Não há dúvida que David Cronenberg ganhou sua fama de autor com seus filmes mais abertamente pessoais, sob o rótulo mal resolvido de horror-scifi, como Videodrome – A Síndrome do Vídeo, Gêmeos – Mórbida Semelhança, Crash – Estranhos Prazeres e eXistenZ. Afinal, filmes tão especiais quanto estes pediam por assinatura – diferente das suas “extravagâncias de gênero” como Scanners, Rabid e A Mosca. O corpo humano, como instinto-máquina, era o traço comum que unia todos esses trabalhos, muitas vezes mal interpretados como um cinema simplesmente do sangue, da aberração física e do excesso. Quando Cronenberg apareceu com Marcas da Violência, em 2005, a impressão foi outra: havia ali o cineasta de eXistenZ, mas que propunha um cinema de maior fruição, mais ligado a um ideário do cinema de grande público, mas que havia mudado um pouco sua preocupação com o corpo. Mais importante do que as metamorfoses, disfunções e simbioses do corpo humano, era examinar o que era possível das ações do corpo revelar do que não vemos do personagem.

Essa virada de Cronenberg é um pouco semelhante à virada de Almodóvar em Carne Trêmula: um cineasta que abre mão da estranheza da superfície de seus filmes e personagens para procurá-la no interior deles e para configurá-la em uma psicologia mais ampla e incisiva em sua dramaturgia. Pois Senhores do Crime confirma essa nova fase, mesmo que dessa vez Cronenberg se filie a uma tradição mais longeva do cinema que é a do filme de gângster, da história da crueldade e do crime. Os mafiosos em questão são russos, moram em Londres (apesar do filme ter sido filmado no Canadá) e lavam dinheiro (não em clube de futebol, mas em restaurante de comida russa), como é típico de mafiosos em terra estrangeira. Viggo Mortensen, excelente, é o cão de guarda do herdeiro mafioso Vincent Cassel, também extraordinário no papel do filho mimado do chefão. Eles estão em atrito com outra família mafiosa. É disso que o filme vai se ocupar. Só que apenas em parte.

Como o diretor não dá ponto sem nó, Senhores do Crime não se bastará apenas por uma trama policial. O filme na verdade começa com uma garota russa dando à luz em pé em uma farmácia.

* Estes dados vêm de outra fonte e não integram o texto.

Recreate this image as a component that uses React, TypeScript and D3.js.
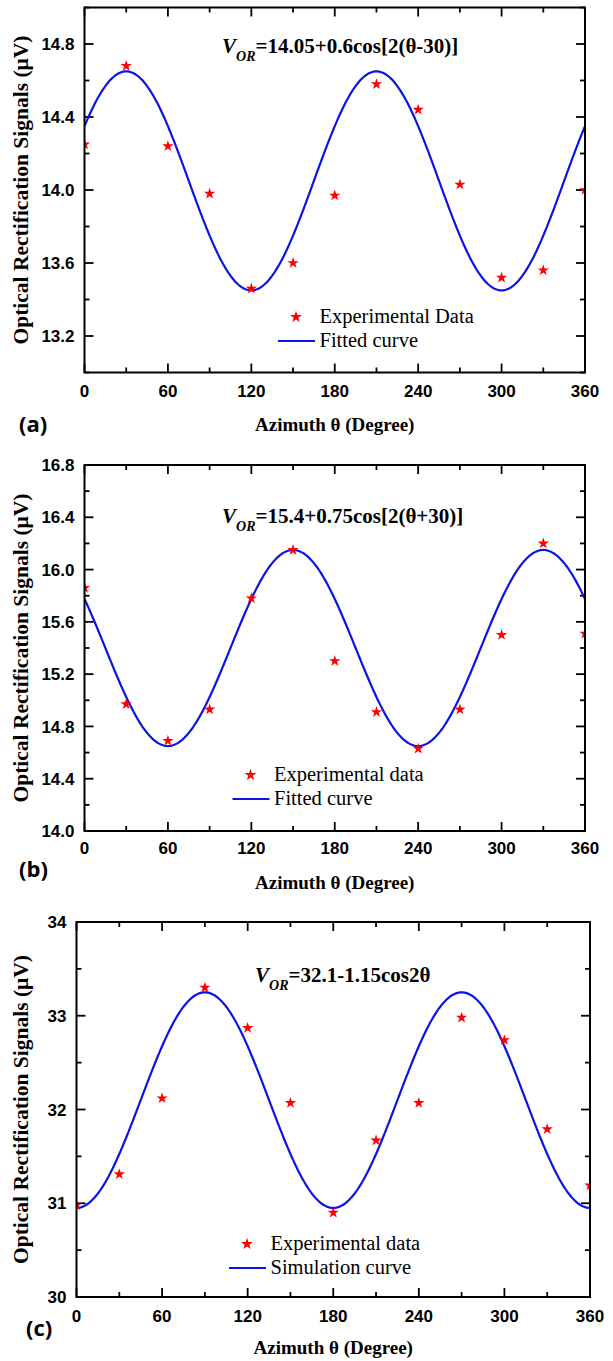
import { useRef, useEffect } from "react";
import * as d3 from "d3";

// azimuth angles where the signal was measured (degrees)
const azimuth = [0, 30, 60, 90, 120, 150, 180, 210, 240, 270, 300, 330, 360];

// measured optical rectification signals (µV), one array per panel
const signalA = [14.25, 14.68, 14.24, 13.98, 13.46, 13.6, 13.97, 14.58, 14.44, 14.03, 13.52, 13.56, 14.0];
const signalB = [15.86, 14.97, 14.69, 14.93, 15.78, 16.15, 15.3, 14.91, 14.63, 14.93, 15.5, 16.2, 15.51];
const signalC = [30.98, 31.31, 32.12, 33.3, 32.87, 32.07, 30.9, 31.67, 32.07, 32.98, 32.74, 31.79, 31.19];

// tick labels
const xTicks = [0, 60, 120, 180, 240, 300, 360];
const yTicksA = [13.2, 13.6, 14.0, 14.4, 14.8];
const yTicksB = [14.0, 14.4, 14.8, 15.2, 15.6, 16.0, 16.4, 16.8];
const yTicksC = [30, 31, 32, 33, 34];

// fit parameters printed on each panel: V = offset + amp * cos[2(θ + shift)]
const fitOffset = [14.05, 15.4, 32.1];
const fitAmp = [0.6, 0.75, -1.15];
const fitShift = [-30, 30, 0];

const formulaText = ["=14.05+0.6cos[2(θ-30)]", "=15.4+0.75cos[2(θ+30)]", "=32.1-1.15cos2θ"];
const legendPoints = ["Experimental Data", "Experimental data", "Experimental data"];
const legendCurve = ["Fitted curve", "Fitted curve", "Simulation curve"];
const panelTags = ["(a)", "(b)", "(c)"];

const SERIF = "'Liberation Serif', 'Times New Roman', serif";
const SANS = "'Liberation Sans', Arial, sans-serif";

const panels = [
  {
    values: signalA, yTicks: yTicksA, yDomain: [13.0, 15.0], yMinor: 0.2, digits: 1,
    box: { left: 84.5, right: 585, top: 7.5, bottom: 372.5 },
    formulaX: 222, formulaY: 53, legendX: 296, legendY: 317,
    xLabelY: 397, titleY: 431, tagX: 19, tagY: 432,
  },
  {
    values: signalB, yTicks: yTicksB, yDomain: [14.0, 16.8], yMinor: 0.2, digits: 1,
    box: { left: 84.5, right: 585, top: 465, bottom: 831 },
    formulaX: 222, formulaY: 523, legendX: 250.5, legendY: 775,
    xLabelY: 854, titleY: 889, tagX: 19, tagY: 877,
  },
  {
    values: signalC, yTicks: yTicksC, yDomain: [30, 34], yMinor: 0.5, digits: 0,
    box: { left: 76.5, right: 590, top: 922, bottom: 1297 },
    formulaX: 255, formulaY: 982, legendX: 247, legendY: 1244,
    xLabelY: 1322, titleY: 1354, tagX: 26, tagY: 1336,
  },
];

export default function App() {
  const svgRef = useRef<SVGSVGElement>(null);

  useEffect(() => {
    const svg = d3.select(svgRef.current);
    svg.selectAll("*").remove();

    const star = d3.symbol().type(d3.symbolStar).size(40);
    const starLegend = d3.symbol().type(d3.symbolStar).size(44);

    panels.forEach((p, i) => {
      const { left, right, top, bottom } = p.box;
      const x = d3.scaleLinear().domain([0, 360]).range([left, right]);
      const y = d3.scaleLinear().domain(p.yDomain).range([bottom, top]);
      const g = svg.append("g");

      const clipId = `clip-${i}`;
      g.append("clipPath")
        .attr("id", clipId)
        .append("rect")
        .attr("x", left)
        .attr("y", top)
        .attr("width", right - left)
        .attr("height", bottom - top);

      // minor + major ticks, pointing inward on all four sides
      const xMinor = d3.range(0, 361, 30);
      const yMinor = d3.range(p.yDomain[0], p.yDomain[1] + 1e-9, p.yMinor);
      const isMajorX = (v: number) => v % 60 === 0;
      const isMajorY = (v: number) => p.yTicks.some((t) => Math.abs(t - v) < 1e-6);

      const ticks = g.append("g").attr("stroke", "#000").attr("stroke-width", 1.8);
      xMinor.forEach((v) => {
        const len = isMajorX(v) ? 9 : 5;
        ticks.append("line").attr("x1", x(v)).attr("x2", x(v)).attr("y1", bottom).attr("y2", bottom - len);
        ticks.append("line").attr("x1", x(v)).attr("x2", x(v)).attr("y1", top).attr("y2", top + len);
      });
      yMinor.forEach((v) => {
        const len = isMajorY(v) ? 9 : 5;
        ticks.append("line").attr("x1", left).attr("x2", left + len).attr("y1", y(v)).attr("y2", y(v));
        ticks.append("line").attr("x1", right).attr("x2", right - len).attr("y1", y(v)).attr("y2", y(v));
      });

      // fitted / simulated curve
      const curve = d3.range(0, 360.5, 1).map((t) => [
        t,
        fitOffset[i] + fitAmp[i] * Math.cos((2 * (t + fitShift[i]) * Math.PI) / 180),
      ]);
      g.append("path")
        .attr("clip-path", `url(#${clipId})`)
        .attr("d", d3.line().x((d) => x(d[0])).y((d) => y(d[1]))(curve as [number, number][]))
        .attr("fill", "none")
        .attr("stroke", "#0a14e6")
        .attr("stroke-width", 2.2);

      // data stars
      g.append("g")
        .attr("clip-path", `url(#${clipId})`)
        .selectAll("path")
        .data(p.values)
        .join("path")
        .attr("transform", (d, k) => `translate(${x(azimuth[k])},${y(d)})`)
        .attr("d", star()!)
        .attr("fill", "#ff0000");

      // frame
      g.append("rect")
        .attr("x", left)
        .attr("y", top)
        .attr("width", right - left)
        .attr("height", bottom - top)
        .attr("fill", "none")
        .attr("stroke", "#000")
        .attr("stroke-width", 2);

      // tick labels
      g.selectAll("text.xl")
        .data(xTicks)
        .join("text")
        .attr("class", "xl")
        .attr("x", (d) => x(d))
        .attr("y", p.xLabelY)
        .attr("text-anchor", "middle")
        .attr("font-family", SANS)
        .attr("font-weight", "bold")
        .attr("font-size", 17)
        .text((d) => d);
      g.selectAll("text.yl")
        .data(p.yTicks)
        .join("text")
        .attr("class", "yl")
        .attr("x", left - 10)
        .attr("y", (d) => y(d))
        .attr("dy", "0.36em")
        .attr("text-anchor", "end")
        .attr("font-family", SANS)
        .attr("font-weight", "bold")
        .attr("font-size", 17)
        .text((d) => d.toFixed(p.digits));

      // axis titles
      g.append("text")
        .attr("x", (left + right) / 2)
        .attr("y", p.titleY)
        .attr("text-anchor", "middle")
        .attr("font-family", SERIF)
        .attr("font-weight", "bold")
        .attr("font-size", 19)
        .text("Azimuth θ (Degree)");
      g.append("text")
        .attr("transform", `translate(28,${(top + bottom) / 2}) rotate(-90)`)
        .attr("text-anchor", "middle")
        .attr("font-family", SERIF)
        .attr("font-weight", "bold")
        .attr("font-size", 21.5)
        .text("Optical Rectification Signals (μV)");

      // panel tag
      g.append("text")
        .attr("x", p.tagX)
        .attr("y", p.tagY)
        .attr("font-family", "'Open Sans', 'Noto Sans', sans-serif")
        .attr("font-weight", 700)
        .attr("font-size", 22)
        .text(panelTags[i]);

      // formula
      const f = g.append("text")
        .attr("x", p.formulaX)
        .attr("y", p.formulaY)
        .attr("font-family", SERIF)
        .attr("font-weight", "bold")
        .attr("font-size", 21)
        .attr("textLength", null);
      f.append("tspan").attr("font-style", "italic").text("V");
      f.append("tspan").attr("font-style", "italic").attr("font-size", 14).attr("dy", 8).text("OR");
      f.append("tspan").attr("dy", -8).text(formulaText[i]);

      // legend
      const lx = p.legendX;
      const ly = p.legendY;
      g.append("path").attr("transform", `translate(${lx},${ly})`).attr("d", starLegend()!).attr("fill", "#ff0000");
      g.append("line")
        .attr("x1", lx - 18)
        .attr("x2", lx + 19)
        .attr("y1", ly + 24)
        .attr("y2", ly + 24)
        .attr("stroke", "#0a14e6")
        .attr("stroke-width", 2.2);
      g.append("text")
        .attr("x", lx + 23.5)
        .attr("y", ly + 6)
        .attr("font-family", SERIF)
        .attr("font-size", 20.5)
        .text(legendPoints[i]);
      g.append("text")
        .attr("x", lx + 23.5)
        .attr("y", ly + 30)
        .attr("font-family", SERIF)
        .attr("font-size", 20.5)
        .text(legendCurve[i]);
    });
  }, []);

  return (
    <svg
      ref={svgRef}
      width={613}
      height={1361}
      style={{ position: "absolute", left: 0, top: 0, background: "#fff" }}
    />
  );
}
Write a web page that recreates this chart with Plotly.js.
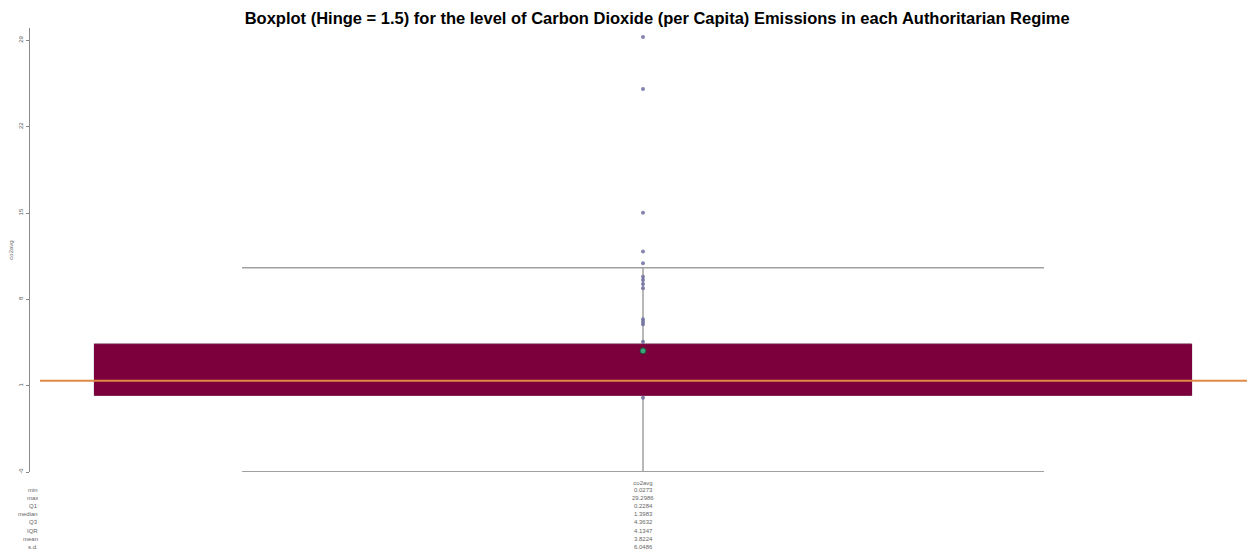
<!DOCTYPE html>
<html>
<head>
<meta charset="utf-8">
<script src="https://cdn.plot.ly/plotly-3.0.1.min.js"></script>
<style>html,body{margin:0;padding:0;background:#fff;}#chart{width:1247px;height:557px;}</style>
</head>
<body>
<div id="chart"></div>
<script>
// ---- data ----
const category = ['co2avg'];
const statNames = ['min', 'max', 'Q1', 'median', 'Q3', 'IQR', 'mean', 's.d.'];
const statValues = [0.0273, 29.2986, 0.2284, 1.3983, 4.3632, 4.1347, 3.8224, 6.0486];
const hinge = 1.5;
// visible individual observations (those not hidden behind the box)
const pointValues = [29.28, 25.05, 15.03, 11.87, 10.92, 9.84, 9.57, 9.24, 8.89, 6.38, 6.18, 5.97, 4.56, 0.0273];
const yTickVals = [-6, 1, 8, 15, 22, 29];

// ---- derived ----
const s = {};
statNames.forEach((n, i) => s[n] = statValues[i]);
const lowerFence = s.Q1 - hinge * s.IQR;
const upperFence = s.Q3 + hinge * s.IQR;

const boxFill = '#7b003b';
const gray = '#a0a0a0';
const font = 'Liberation Sans, Arial, sans-serif';

const traces = [
  {
    type: 'box', x: category, q1: [s.Q1], median: [s.median], q3: [s.Q3],
    lowerfence: [lowerFence], upperfence: [upperFence],
    boxpoints: false, width: 0.9014, whiskerwidth: 0.731,
    line: {color: gray, width: 1.5}, fillcolor: boxFill, hoverinfo: 'skip', showlegend: false
  },
  {
    type: 'box', x: category, q1: [s.Q1], median: [s.median], q3: [s.Q3],
    lowerfence: [s.Q1], upperfence: [s.Q3],
    boxpoints: false, width: 0.9014, whiskerwidth: 0,
    line: {color: boxFill, width: 1}, fillcolor: boxFill, hoverinfo: 'skip', showlegend: false
  },
  {
    type: 'scatter', mode: 'markers', x: pointValues.map(() => category[0]), y: pointValues,
    marker: {size: 4, color: 'rgba(110,110,160,0.85)'}, hoverinfo: 'y', showlegend: false
  },
  {
    type: 'scatter', mode: 'markers', x: category, y: [s.mean],
    marker: {size: 6, color: '#3aa57a', line: {color: '#1f4f3a', width: 1}}, hoverinfo: 'y', showlegend: false
  }
];

const annotations = [];
statNames.forEach((n, i) => {
  annotations.push({
    xref: 'paper', yref: 'paper', x: 10 / 1217, y: 0, xanchor: 'right', yanchor: 'middle',
    yshift: -(18 + 8.1 * i), text: n, showarrow: false, font: {family: font, size: 6, color: '#666'}
  });
  annotations.push({
    xref: 'x', yref: 'paper', x: 0, y: 0, xanchor: 'center', yanchor: 'middle',
    yshift: -(18 + 8.1 * i), text: statValues[i].toFixed(4), showarrow: false, font: {family: font, size: 6, color: '#666'}
  });
});

const layout = {
  width: 1247, height: 557,
  margin: {l: 30, r: 0, t: 28, b: 85},
  paper_bgcolor: '#fff', plot_bgcolor: '#fff',
  boxmode: 'overlay',
  title: {
    text: '<b>Boxplot (Hinge = 1.5) for the level of Carbon Dioxide (per Capita) Emissions in each Authoritarian Regime</b>',
    font: {family: font, size: 16.5, color: '#000'}, x: 0.527, xanchor: 'center', y: 0.968, yanchor: 'middle'
  },
  xaxis: {
    type: 'category', range: [-0.5037, 0.4963], showgrid: false, zeroline: false, showline: false,
    ticks: 'outside', ticklen: 5, tickcolor: 'rgba(0,0,0,0)', tickfont: {family: font, size: 6, color: '#666'}
  },
  yaxis: {
    range: [-6, 30], tickvals: yTickVals, ticktext: yTickVals.map(String), tickangle: -90,
    ticks: 'outside', ticklen: 3, tickcolor: '#888', showline: true, linecolor: '#8a8a8a', linewidth: 1.5,
    showgrid: false, zeroline: false, tickfont: {family: font, size: 6, color: '#555'},
    title: {text: 'co2avg', font: {family: font, size: 6, color: '#666'}, standoff: 4}
  },
  shapes: [{
    type: 'line', layer: 'above', xref: 'paper', yref: 'y', x0: 10 / 1217, x1: 1,
    y0: s.median, y1: s.median, line: {color: '#e08a48', width: 2}
  }],
  annotations: annotations
};

Plotly.newPlot('chart', traces, layout, {displayModeBar: false, staticPlot: true});
</script>
</body>
</html>
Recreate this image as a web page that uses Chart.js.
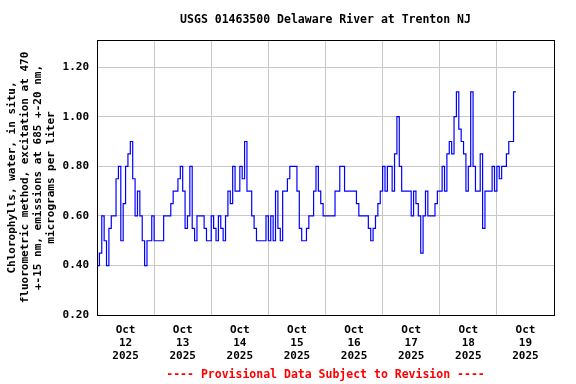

Quando o atendente olha para o chão, há sangue por todo lado. A garota de quatorze anos morre e uma médica interpretada por Naomi Watts fica com o bebê e pega seu diário para pedir que seu tio russo o traduza. As histórias se cruzam quando a médica vai pedir ajuda do dono do restaurante de comida russa, sem saber que esse senhor é o chefe de uma família mafiosa e de alguma maneira tem um envolvimento passado com a história da dona do diário.

O interessante nesse filme de “trama”, não é o desenvolvimento dela em si, mas o que ela consegue revelar do cinema do diretor nesse material aparentemente tão atípico e econômico, no melhor sentido do termo. Como todo filme policial, não existe crime sem evidência. Em Senhores do Crime não há pistas para Cronenberg, e como bom materialista a evidência primeira é o próprio corpo, é só nele que podemos acreditar. Portanto Viggo Mortensen será a evidência, que gera inclusive a melhor sequência de luta do cinema em muito tempo (em uma sauna); o bebê será a evidência do crime do chefão – e que o filho dele tentará eliminar; do mesmo modo que o sangue do velho será objeto de justiça poética (não por acaso Mortensen diz a certa altura, “colha o sangue dele, é mais poético”). Neste sentido, a bela fotografia é um esforço de tornar toda imagem a mais concreta possível. Em Senhores do Crime é o corpo quem entrega e revela a verdade dos personagens: a própria existência deles é essa verdade inescapável – e, para o cineasta, a única capaz de se revelar, porque palpável. Cronenberg muda (e diversifica) para continuar o mesmo cineasta, um dos mais brilhantes de seu tempo.